Leveraging AI in Academic Support

Leveraging AI in Academic Support

Artificial intelligence is quickly becoming part of the legal education landscape, and students are regularly asking how they can use AI as part of their study plans. Whether we like it or not, students are already turning to AI tools – sometimes with great results, sometimes with unintended consequences.

For academic support educators, the question is clear: how do we leverage AI’s potential to enhance learning without letting it replace the deeper thinking skills students must develop? 

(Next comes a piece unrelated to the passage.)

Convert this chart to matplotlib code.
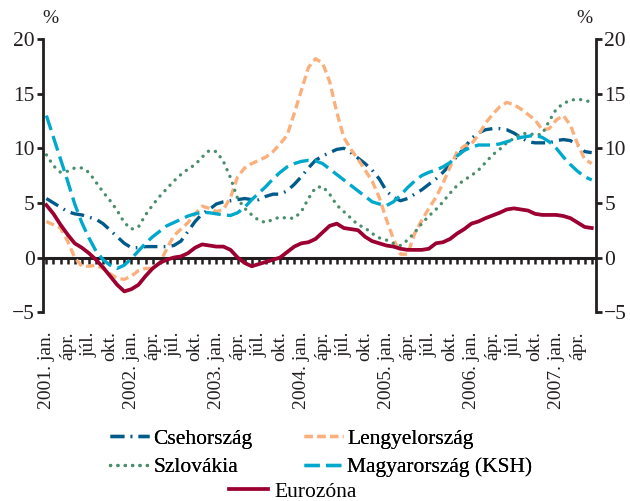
import matplotlib.pyplot as plt

plt.rcParams['font.family'] = ['Liberation Serif', 'DejaVu Serif']
plt.rcParams['lines.scale_dashes'] = False

# monthly data, 2001 jan .. 2007 jun
cseh = [5.4, 5.0, 4.6, 4.2, 4.0, 3.9, 3.7, 3.5, 3.1, 2.5, 1.9, 1.3,
        0.9, 0.9, 1.0, 1.0, 1.0, 1.0, 1.1, 1.5, 2.4, 3.3, 4.0, 4.4,
        4.9, 5.1, 5.2, 5.3, 5.4, 5.3, 5.3, 5.6, 5.8, 5.8, 6.1, 6.7,
        7.4, 8.2, 8.9, 9.3, 9.6, 9.9, 10.0, 9.6, 9.1, 8.6, 8.0, 7.2,
        6.1, 5.5, 5.2, 5.4, 5.8, 6.2, 6.7, 7.2, 7.8, 8.5, 9.3, 10.0,
        10.9, 11.4, 11.7, 11.8, 11.8, 11.7, 11.4, 11.0, 10.6, 10.5, 10.5, 10.5,
        10.7, 10.8, 10.7, 10.3, 9.7, 9.6]
lengyel = [3.3, 3.0, 2.7, 1.5, 0.0, -0.8, -0.8, -0.7, -1.0, -1.5, -1.9, -2.0,
           -1.7, -1.2, -1.0, -1.0, -0.5, 0.8, 2.0, 2.6, 3.2, 4.0, 4.7, 4.5,
           4.2, 4.4, 5.5, 7.4, 8.2, 8.6, 8.9, 9.2, 9.7, 10.4, 11.2, 13.2,
           15.3, 17.4, 18.2, 17.8, 16.1, 13.3, 11.0, 9.9, 9.0, 8.0, 7.0, 5.5,
           3.5, 1.7, 0.3, 0.3, 2.2, 3.4, 4.5, 5.5, 6.8, 8.3, 9.7, 10.2,
           10.4, 11.2, 12.3, 13.1, 13.8, 14.2, 14.0, 13.6, 13.1, 12.6, 11.7, 11.8,
           12.6, 13.0, 12.1, 10.4, 9.0, 8.6]
szlovak = [9.4, 8.4, 7.8, 7.9, 8.2, 8.2, 7.8, 6.9, 6.0, 5.2, 4.3, 3.2,
           2.6, 2.8, 3.9, 4.8, 5.6, 6.3, 7.0, 7.6, 8.1, 8.5, 9.2, 9.8,
           9.7, 8.8, 7.3, 5.4, 4.5, 3.9, 3.4, 3.2, 3.5, 3.7, 3.6, 3.6,
           4.2, 5.4, 6.4, 6.5, 5.8, 4.8, 4.2, 3.6, 3.0, 2.7, 2.2, 1.8,
           1.6, 1.3, 1.1, 1.6, 2.3, 3.1, 3.8, 4.4, 5.1, 5.9, 6.6, 7.1,
           7.5, 8.0, 8.7, 9.4, 9.9, 10.5, 10.9, 11.3, 11.4, 11.2, 11.3, 12.5,
           13.6, 14.1, 14.4, 14.5, 14.4, 14.2]
magyar = [13.0, 11.0, 9.0, 7.0, 4.9, 3.2, 1.8, 0.6, -0.2, -0.7, -1.0, -0.7,
          -0.1, 0.6, 1.3, 1.9, 2.4, 2.9, 3.2, 3.5, 3.8, 4.0, 4.15, 4.1,
          4.0, 3.9, 3.85, 4.1, 4.6, 5.3, 5.9, 6.5, 7.2, 7.8, 8.3, 8.6,
          8.8, 8.9, 8.85, 8.6, 8.1, 7.6, 7.1, 6.6, 6.1, 5.6, 5.1, 4.9,
          4.75, 5.1, 5.7, 6.4, 7.0, 7.5, 7.8, 8.0, 8.3, 8.7, 9.3, 9.8,
          10.1, 10.3, 10.3, 10.3, 10.4, 10.6, 10.8, 11.0, 11.1, 11.2, 11.0, 10.6,
          10.0, 9.2, 8.5, 7.9, 7.4, 7.1]
euro = [4.8, 4.0, 3.0, 2.1, 1.3, 0.9, 0.4, -0.2, -0.9, -1.7, -2.5, -3.1,
        -2.9, -2.5, -1.7, -1.0, -0.5, -0.2, 0.0, 0.1, 0.4, 0.9, 1.2, 1.1,
        1.0, 1.0, 0.7, 0.0, -0.5, -0.8, -0.6, -0.4, -0.2, 0.0, 0.5, 1.0,
        1.3, 1.4, 1.7, 2.3, 2.9, 3.1, 2.7, 2.6, 2.5, 1.9, 1.5, 1.3,
        1.1, 1.0, 0.8, 0.7, 0.7, 0.7, 0.8, 1.3, 1.4, 1.7, 2.2, 2.6,
        3.1, 3.3, 3.6, 3.85, 4.1, 4.4, 4.5, 4.4, 4.3, 4.0, 3.9, 3.9,
        3.9, 3.8, 3.6, 3.2, 2.8, 2.7]

years = ['2001', '2002', '2003', '2004', '2005', '2006', '2007']
month_names = ['jan.', 'ápr.', 'júl.', 'okt.']

x = list(range(len(euro)))
tick_pos = list(range(0, len(euro) - 2, 3))
tick_lab = []
for p in tick_pos:
    m = month_names[(p % 12) // 3]
    if p % 12 == 0:
        m = years[p // 12] + '. ' + m
    tick_lab.append(m)

fig = plt.figure(figsize=(6.3, 5.01), dpi=100)
ax = fig.add_axes([0.068, 0.377, 0.878, 0.545])

lw = 2.4
l1, = ax.plot(x, cseh, color='#005b8a', lw=lw, dashes=(10, 4.5, 1.2, 4.5), label='Csehország')
l2, = ax.plot(x, lengyel, color='#fbb07c', lw=lw, dashes=(6, 3.2), label='Lengyelország')
l3, = ax.plot(x, szlovak, color='#4b8e6d', lw=lw, dashes=(0.1, 5.2), dash_capstyle='round', label='Szlovákia')
l4, = ax.plot(x, magyar, color='#00a9cc', lw=lw, dashes=(11, 4.5), label='Magyarország (KSH)')
l5, = ax.plot(x, euro, color='#9b0031', lw=lw + 0.3, label='Eurozóna')

ax.set_xlim(-0.5, 77.6)
ax.set_ylim(-5, 20)
ax.set_yticks([-5, 0, 5, 10, 15, 20])

for s in ['top', 'bottom']:
    ax.spines[s].set_visible(False)
for s in ['left', 'right']:
    ax.spines[s].set_linewidth(2)
    ax.spines[s].set_color('#231f20')

ax.tick_params(axis='y', left=True, right=True, labelleft=True, labelright=True,
               direction='out', length=4, width=2, color='#231f20',
               labelsize=15.5, labelcolor='#231f20', pad=2)
ax.set_xticks(tick_pos)
ax.set_xticklabels(tick_lab, rotation=90, fontsize=14, color='#231f20')
ax.tick_params(axis='x', length=0, pad=14)

# zero line with monthly ticks
zax = ax.secondary_xaxis(0.2)
zax.spines['bottom'].set_linewidth(2.2)
zax.spines['bottom'].set_color('#231f20')
zax.set_xticks(x)
zax.set_xticklabels([])
zax.tick_params(axis='x', direction='out', length=4, width=1.8, color='#231f20')

ax.text(0.0, 1.06, '%', transform=ax.transAxes, fontsize=14, color='#231f20')
ax.text(0.964, 1.06, '%', transform=ax.transAxes, fontsize=14, color='#231f20')

leg1 = fig.legend([l1, l3, l2, l4], ['Csehország', 'Szlovákia', 'Lengyelország', 'Magyarország (KSH)'],
                  ncol=2, loc='upper center', bbox_to_anchor=(0.51, 0.166), frameon=False,
                  fontsize=15.5, handlelength=1.8, columnspacing=2.4, labelspacing=0.4,
                  handletextpad=0.2, borderpad=0)
leg2 = fig.legend([l5], ['Eurozóna'], loc='upper center', bbox_to_anchor=(0.465, 0.06),
                  frameon=False, fontsize=15.5, handlelength=1.8, handletextpad=0.3, borderpad=0)
fig.add_artist(leg1)

fig.savefig('out.png', dpi=100)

First, encourage students to treat AI as a supplement, not a substitute. AI can generate outlines, summarize cases, and explain doctrinal concepts. But students still need to practice legal reasoning! Just like with any type of supplement, the risk with AI is that it’s bypassing the student’s learning process. As educators, we must frame AI just like any other supplement – as a study partner rather than a shortcut. AI can be useful for brainstorming, organizing ideas, or testing understanding, but it’s not a substitute for doing the hard work of studying the law.

Second, we must model critical use of AI. Rather than just prohibiting it entirely, we must embrace the times and show students how to use AI critically. For example, in class you might ask AI to explain a concept then compare its response to class notes and case law. You can then highlight its limits, pointing out where it oversimplifies, fabricates sources, or misses nuances. This modeling helps students build the habit of treating AI output as a starting point, rather than a final product.

Finally, when guiding students on using AI, keep equity and ethics in view. AI use raises important questions about fairness and access. Not all students have equal access to paid AI tools. Some may over-rely on them without understanding the risks of bias or inaccuracy. Also, we must prepare students for the ethical use of technology in practice. Responsible integration means discussing issues of academic honesty, the risk of AI “hallucinations,” and the appropriate boundaries when using AI in the professional setting. By addressing these head-on, we help students develop not just academic skills, but professional judgment.

AI isn’t going away. Our role as academic support educators is to help students navigate it, leveraging its strengths, mitigating its weaknesses, and always keeping human judgment and deep learning at the center. If we teach students how to use AI responsibly now, we’re preparing them not just for exams, but for the realities of a legal profession already being reshaped by technology.